Data excerpt:
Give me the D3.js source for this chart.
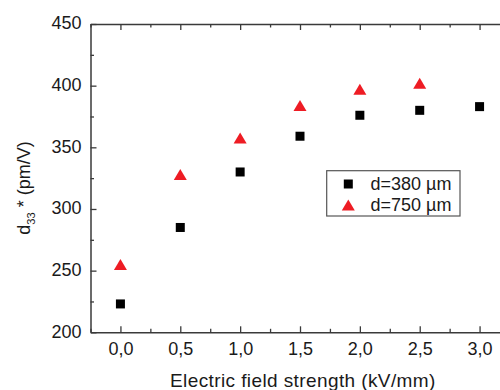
<!DOCTYPE html>
<html>
<head>
<meta charset="utf-8">
<script src="https://cdn.jsdelivr.net/npm/d3@7/dist/d3.min.js"></script>
<style>
  html, body { margin: 0; padding: 0; background: #fff; }
  svg { display: block; }
  text { font-family: "Liberation Sans", Arial, sans-serif; fill: #1a1a1a; }
</style>
</head>
<body>
<svg id="chart" width="500" height="390"></svg>
<script>
// ---- data ----
const fieldStrength = [0.0, 0.5, 1.0, 1.5, 2.0, 2.5, 3.0];
const d380 = [223, 285, 330, 359, 376, 380, 383];
const fieldStrength750 = [0.0, 0.5, 1.0, 1.5, 2.0, 2.5];
const d750 = [255, 328, 357.5, 384, 397, 402];
const xTickValues = [0, 0.5, 1.0, 1.5, 2.0, 2.5, 3.0];
const xTickLabels = ["0,0", "0,5", "1,0", "1,5", "2,0", "2,5", "3,0"];
const yTickValues = [200, 250, 300, 350, 400, 450];
const seriesNames = ["d=380 µm", "d=750 µm"];
const xTitle = "Electric field strength (kV/mm)";

// ---- layout ----
const svg = d3.select("#chart");
const mLeft = 90.5, mRight = 509.5, mTop = 24, mBottom = 332.3;
const x = d3.scaleLinear().domain([-0.25, 3.25]).range([mLeft, mRight]);
const y = d3.scaleLinear().domain([200, 450]).range([mBottom, mTop]);
const axisColor = "#3a3a3a";

const xMinor = d3.range(-0.25, 3.26, 0.25).filter(v => Math.abs(v * 2 - Math.round(v * 2)) > 1e-6);
const yMinor = d3.range(225, 450, 50);

function styleAxis(g) {
  g.select(".domain").attr("stroke", axisColor).attr("stroke-width", 1.5);
  g.selectAll(".tick line").attr("stroke", axisColor).attr("stroke-width", 1.3);
  g.selectAll(".tick text").style("font-size", "18px").attr("fill", "#1a1a1a");
}
function minorStyle(g) {
  g.select(".domain").remove();
  g.selectAll("line").attr("stroke", axisColor).attr("stroke-width", 1.3);
}

// bottom axis
const gB = svg.append("g").attr("transform", `translate(0,${mBottom})`)
  .call(d3.axisBottom(x).tickValues(xTickValues).tickSize(-6).tickSizeOuter(0)
    .tickFormat((d, i) => xTickLabels[i]));
styleAxis(gB);
gB.selectAll(".tick text").attr("y", 23).attr("dy", 0);
svg.append("g").attr("transform", `translate(0,${mBottom})`)
  .call(d3.axisBottom(x).tickValues(xMinor).tickSize(-3.5).tickSizeOuter(0).tickFormat(""))
  .call(minorStyle);

// top axis
const gT = svg.append("g").attr("transform", `translate(0,${mTop})`)
  .call(d3.axisTop(x).tickValues(xTickValues).tickSize(-6).tickSizeOuter(0).tickFormat(""));
styleAxis(gT);
svg.append("g").attr("transform", `translate(0,${mTop})`)
  .call(d3.axisTop(x).tickValues(xMinor).tickSize(-3.5).tickSizeOuter(0).tickFormat(""))
  .call(minorStyle);

// left axis
const gL = svg.append("g").attr("transform", `translate(${mLeft},0)`)
  .call(d3.axisLeft(y).tickValues(yTickValues).tickSize(-6).tickSizeOuter(0));
styleAxis(gL);
gL.selectAll(".tick text").attr("x", -9).attr("dy", "0.27em");
svg.append("g").attr("transform", `translate(${mLeft},0)`)
  .call(d3.axisLeft(y).tickValues(yMinor).tickSize(-3.5).tickSizeOuter(0).tickFormat(""))
  .call(minorStyle);

// right axis
const gR = svg.append("g").attr("transform", `translate(${mRight},0)`)
  .call(d3.axisRight(y).tickValues(yTickValues).tickSize(-6).tickSizeOuter(0).tickFormat(""));
styleAxis(gR);

// ---- points ----
const sq = 9;
svg.append("g").selectAll("rect").data(fieldStrength)
  .join("rect")
  .attr("x", (d) => x(d) - sq / 2)
  .attr("y", (d, i) => y(d380[i]) - sq / 2)
  .attr("width", sq).attr("height", sq)
  .attr("fill", "#000");

const triW = 13, triH = 11;
const triPath = `M0,${-triH / 2}L${triW / 2},${triH / 2}L${-triW / 2},${triH / 2}Z`;
svg.append("g").selectAll("path").data(fieldStrength750)
  .join("path")
  .attr("transform", (d, i) => `translate(${x(d)},${y(d750[i])})`)
  .attr("d", triPath)
  .attr("fill", "#ee1c24");

// ---- legend ----
const lg = svg.append("g");
lg.append("rect").attr("x", 326.7).attr("y", 170.7).attr("width", 133.3).attr("height", 45.3)
  .attr("fill", "#fff").attr("stroke", "#555").attr("stroke-width", 1.2);
lg.append("rect").attr("x", 348.3 - sq / 2).attr("y", 184 - sq / 2).attr("width", sq).attr("height", sq).attr("fill", "#000");
lg.append("path").attr("transform", "translate(348.3,205)").attr("d", triPath).attr("fill", "#ee1c24");
lg.append("text").attr("x", 370.5).attr("y", 190).style("font-size", "18px").text(seriesNames[0]);
lg.append("text").attr("x", 370.5).attr("y", 210.7).style("font-size", "18px").text(seriesNames[1]);

// ---- titles ----
svg.append("text").attr("x", 170).attr("y", 387).style("font-size", "19px")
  .style("letter-spacing", "0.4px").text(xTitle);

const yt = svg.append("text")
  .attr("transform", "translate(30,188) rotate(-90)")
  .attr("text-anchor", "middle")
  .style("font-size", "18px");
yt.append("tspan").text("d");
yt.append("tspan").attr("dy", 5).style("font-size", "11px").text("33");
yt.append("tspan").attr("dy", -5).text(" * (pm/V)");
</script>
</body>
</html>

Aim of the exercise: All of the lines above should be retyped precisely, apart from the pictures.

Written answer:
Give me the D3.js source for this chart.
<!DOCTYPE html>
<html>
<head>
<meta charset="utf-8">
<script src="https://cdn.jsdelivr.net/npm/d3@7/dist/d3.min.js"></script>
<style>
  html, body { margin: 0; padding: 0; background: #fff; }
  svg { display: block; }
  text { font-family: "Liberation Sans", Arial, sans-serif; fill: #1a1a1a; }
</style>
</head>
<body>
<svg id="chart" width="500" height="390"></svg>
<script>
// ---- data ----
const fieldStrength = [0.0, 0.5, 1.0, 1.5, 2.0, 2.5, 3.0];
const d380 = [223, 285, 330, 359, 376, 380, 383];
const fieldStrength750 = [0.0, 0.5, 1.0, 1.5, 2.0, 2.5];
const d750 = [255, 328, 357.5, 384, 397, 402];
const xTickValues = [0, 0.5, 1.0, 1.5, 2.0, 2.5, 3.0];
const xTickLabels = ["0,0", "0,5", "1,0", "1,5", "2,0", "2,5", "3,0"];
const yTickValues = [200, 250, 300, 350, 400, 450];
const seriesNames = ["d=380 µm", "d=750 µm"];
const xTitle = "Electric field strength (kV/mm)";

// ---- layout ----
const svg = d3.select("#chart");
const mLeft = 90.5, mRight = 509.5, mTop = 24, mBottom = 332.3;
const x = d3.scaleLinear().domain([-0.25, 3.25]).range([mLeft, mRight]);
const y = d3.scaleLinear().domain([200, 450]).range([mBottom, mTop]);
const axisColor = "#3a3a3a";

const xMinor = d3.range(-0.25, 3.26, 0.25).filter(v => Math.abs(v * 2 - Math.round(v * 2)) > 1e-6);
const yMinor = d3.range(225, 450, 50);

function styleAxis(g) {
  g.select(".domain").attr("stroke", axisColor).attr("stroke-width", 1.5);
  g.selectAll(".tick line").attr("stroke", axisColor).attr("stroke-width", 1.3);
  g.selectAll(".tick text").style("font-size", "18px").attr("fill", "#1a1a1a");
}
function minorStyle(g) {
  g.select(".domain").remove();
  g.selectAll("line").attr("stroke", axisColor).attr("stroke-width", 1.3);
}

// bottom axis
const gB = svg.append("g").attr("transform", `translate(0,${mBottom})`)
  .call(d3.axisBottom(x).tickValues(xTickValues).tickSize(-6).tickSizeOuter(0)
    .tickFormat((d, i) => xTickLabels[i]));
styleAxis(gB);
gB.selectAll(".tick text").attr("y", 23).attr("dy", 0);
svg.append("g").attr("transform", `translate(0,${mBottom})`)
  .call(d3.axisBottom(x).tickValues(xMinor).tickSize(-3.5).tickSizeOuter(0).tickFormat(""))
  .call(minorStyle);

// top axis
const gT = svg.append("g").attr("transform", `translate(0,${mTop})`)
  .call(d3.axisTop(x).tickValues(xTickValues).tickSize(-6).tickSizeOuter(0).tickFormat(""));
styleAxis(gT);
svg.append("g").attr("transform", `translate(0,${mTop})`)
  .call(d3.axisTop(x).tickValues(xMinor).tickSize(-3.5).tickSizeOuter(0).tickFormat(""))
  .call(minorStyle);

// left axis
const gL = svg.append("g").attr("transform", `translate(${mLeft},0)`)
  .call(d3.axisLeft(y).tickValues(yTickValues).tickSize(-6).tickSizeOuter(0));
styleAxis(gL);
gL.selectAll(".tick text").attr("x", -9).attr("dy", "0.27em");
svg.append("g").attr("transform", `translate(${mLeft},0)`)
  .call(d3.axisLeft(y).tickValues(yMinor).tickSize(-3.5).tickSizeOuter(0).tickFormat(""))
  .call(minorStyle);

// right axis
const gR = svg.append("g").attr("transform", `translate(${mRight},0)`)
  .call(d3.axisRight(y).tickValues(yTickValues).tickSize(-6).tickSizeOuter(0).tickFormat(""));
styleAxis(gR);

// ---- points ----
const sq = 9;
svg.append("g").selectAll("rect").data(fieldStrength)
  .join("rect")
  .attr("x", (d) => x(d) - sq / 2)
  .attr("y", (d, i) => y(d380[i]) - sq / 2)
  .attr("width", sq).attr("height", sq)
  .attr("fill", "#000");

const triW = 13, triH = 11;
const triPath = `M0,${-triH / 2}L${triW / 2},${triH / 2}L${-triW / 2},${triH / 2}Z`;
svg.append("g").selectAll("path").data(fieldStrength750)
  .join("path")
  .attr("transform", (d, i) => `translate(${x(d)},${y(d750[i])})`)
  .attr("d", triPath)
  .attr("fill", "#ee1c24");

// ---- legend ----
const lg = svg.append("g");
lg.append("rect").attr("x", 326.7).attr("y", 170.7).attr("width", 133.3).attr("height", 45.3)
  .attr("fill", "#fff").attr("stroke", "#555").attr("stroke-width", 1.2);
lg.append("rect").attr("x", 348.3 - sq / 2).attr("y", 184 - sq / 2).attr("width", sq).attr("height", sq).attr("fill", "#000");
lg.append("path").attr("transform", "translate(348.3,205)").attr("d", triPath).attr("fill", "#ee1c24");
lg.append("text").attr("x", 370.5).attr("y", 190).style("font-size", "18px").text(seriesNames[0]);
lg.append("text").attr("x", 370.5).attr("y", 210.7).style("font-size", "18px").text(seriesNames[1]);

// ---- titles ----
svg.append("text").attr("x", 170).attr("y", 387).style("font-size", "19px")
  .style("letter-spacing", "0.4px").text(xTitle);

const yt = svg.append("text")
  .attr("transform", "translate(30,188) rotate(-90)")
  .attr("text-anchor", "middle")
  .style("font-size", "18px");
yt.append("tspan").text("d");
yt.append("tspan").attr("dy", 5).style("font-size", "11px").text("33");
yt.append("tspan").attr("dy", -5).text(" * (pm/V)");
</script>
</body>
</html>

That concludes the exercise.